Qutab Minar from Quwwat-ul-Islam Mosque

Right! This is another of Delhi’s ₹250 UNESCO efforts along with the Red Fort which I’ve seen and Humayun’s Tomb which I have not. It’s the ruin of an Islamic monument and Qutab Minar itself is actually the massive tower which you can’t fucking miss. It’s huge. 237ft high, 47ft in diameter at the base, tapering to 9ft at the top. Yeah, I got the audio guide again. It was started by Qutb-ud-din Aibak in 1192, he only completed the base layer. Then it was continued over the decades, stories were added, damage was done when it was struck by lightning, it was restored and added to numerous times. Even the British had a go, putting a red sandstone piece on the top making it taller than it had ever been, but it was then taken down as it was deemed to not be in keeping with the rest of the structure. It’s still in the garden as a folly because the British do a love a good folly.

Smith’s Folly, because the British love a folly

The Quwwat-ul-Islam mosque on the complex is thought to be the first known mosque built in India and it’s interesting in that the detail on the pillars is still visible today. They built it in a hurry using materials they had to hand which happened to be the pillars from an existing temple which they destroyed. Islam doesn’t believe in idol worship but you can see Hindu symbolism all over the pillars.
They also used local craftsmen who had fuck all idea how to build a dome so the domes ended up more like cones, and they didn’t know how to build a proper arch either. Despite this they did a pretty good job on the arches on the Qibla Wall which I think, from memory, is the wall that faces Mecca.

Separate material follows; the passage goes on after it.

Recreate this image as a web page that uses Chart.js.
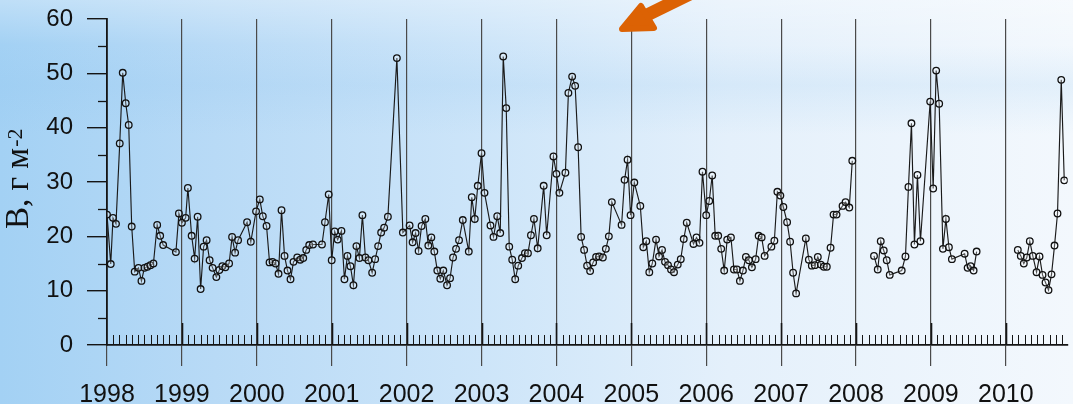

Quwwat-ul-Islam Mosque; note the Hindu detail on the reclaimed pillars

Other shit to check out includes a couple of tombs, the ruins of the base of Alai Minar which was going to dwarf Qutab Minar except the bloke that wanted to build it snuffed it whilst it was still in its early stages, and an iron post which has had to be fenced off because people believe if you stand with you back to it and circle your arms around it so you can join your hands, if you make a wish it’ll come true.
So it’s not as big as Red Fort, the audio guide reckons it’ll take about about 90 minutes including walking around, snapping photos, having your picture taken with Indian tourists for the 17th time that day and trying to find that one, elusive bit of shade that you can collapse in for a few minutes whilst you sip your water which has heated up to the correct temperature for a nice cup of tea.

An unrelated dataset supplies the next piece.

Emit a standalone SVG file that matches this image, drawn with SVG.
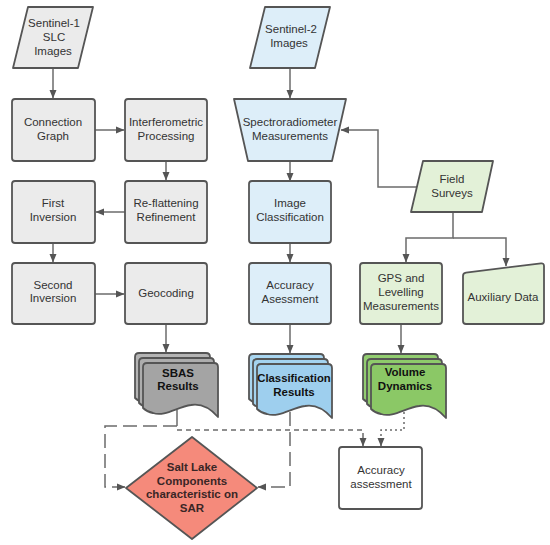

That pole to the left is the iron pole they’ve had to cordon off because tourists will be tourists

Talking of tea, in other news, chai is staring to grow on me. To be fair I wasn’t a massive fan of coffee before I went to South America and eight months later I left slightly twitchier than I when entered after pledging my undying devotion to the Arabica bean. I think it’s the sugar. Let’s face it, refined sugar is basically legal crack. There’s so much sugar in chai it makes Coca Cola taste savoury by comparison. Now I’ve stopped thinking of it as actual tea on account of the stupid amounts of milk I could definitely get used to punctuating my day with little shots of sugary tit leakage.